«Suisses, n’oubliez pas que vous avez des enfants!»

- Âgé de 84 ans, figure emblématique du socialisme européen, l’ancien premier ministre français Michel Rocard demeure un européen convaincu.
- Pour cet observateur averti du spectacle du monde, avec les bilatérales la Suisse ne fait qu’appliquer ce que font tous les pays de l’Union européenne.
- Il estime que le projet européen garde toute son importance dans un monde en profonde mutation. Et que la Suisse ne pourra y échapper.

  •  Michel Rocard estime que désordre social et populisme vont augmenter en Europe . CHARAF

    Michel Rocard estime que désordre social et populisme vont augmenter en Europe . CHARAF

«Aujourd’hui, l’Europe politique est morte»

Il y a un peu plus de 20 ans, la Suisse refusait d’adhérer à l’Union Européenne. Aujourd’hui, bien peu de personnes chez nous regrettent cette décision…

C’est la moindre des choses que les Suisses fassent preuve de scepticisme. Partout, et pas seulement chez vous, l’Europe n’exerce plus la même fascination, car on prend conscience que l’Europe politique est en train de mourir…

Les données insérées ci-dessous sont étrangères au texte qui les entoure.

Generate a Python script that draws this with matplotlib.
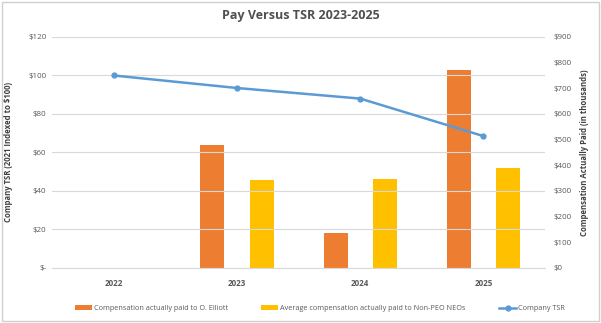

Depuis, la Suisse s’est engagée dans une erratique voie de négociations bilatérales avec l’Europe, par laquelle elle prend « à la carte » ce qui lui convient…

Il n’y a là rien d’étonnant. Au fond, votre pays n’a fait qu’adopter le même comportement que l’Angleterre bien sûr, et que presque tous les autres pays d’Europe, y compris parfois d’ailleurs l’Allemagne.

Comment expliquez-vous cette évolution ?

Cela découle du fait que l’Europe, pour avancer, doit réunir à chaque fois l’unanimité de ses membres. Au fond, l’erreur a été faite lorsque l’on est passé de la Communauté Européenne du Charbon et de l’Acier à la Communauté Economique Européenne sans renforcer le système de décision politique, et surtout sans réviser cette règle de l’unanimité. La deuxième erreur a été d’accepter l’Angleterre, point sur lequel le général de Gaulle avait raison. Le résultat de tout cela, c’est qu’aujourd’hui, l’Europe politique est incontestablement morte.

Il y a quatre mois, la Suisse adoptait en votation populaire une initiative qui vise à limiter l’immigration, y compris en provenance d’Europe…

Votre pays se conduit comme tout le monde a envie de se conduire en Europe et au fond, c’est son droit. Mais il serait intelligent de ne pas oublier d’une part que le continent vieillit et d’autre part qu’il y a des métiers que personne ne veut faire. Vous allez manquer de domestiques, de travailleurs dans le bâtiment, dans la santé…

Celui qui  a naguère affirmé que la France ne pouvait « accueillir toute la misère du monde » comprend-il toutefois la position helvétique ?

En fait, et je l’ai dit des centaines de fois, cette citation a été tronquée. « La France ne peut accueillir la misère du monde, mais elle doit en prendre fidèlement sa part », telle est la phrase complète. Je ne crois pas que le monde riche puisse s’isoler du monde des pauvres en négligeant l’aide qu’il lui doit, ce serait même dangereux. C’est valable pour l’Europe et c’est valable pour la Suisse.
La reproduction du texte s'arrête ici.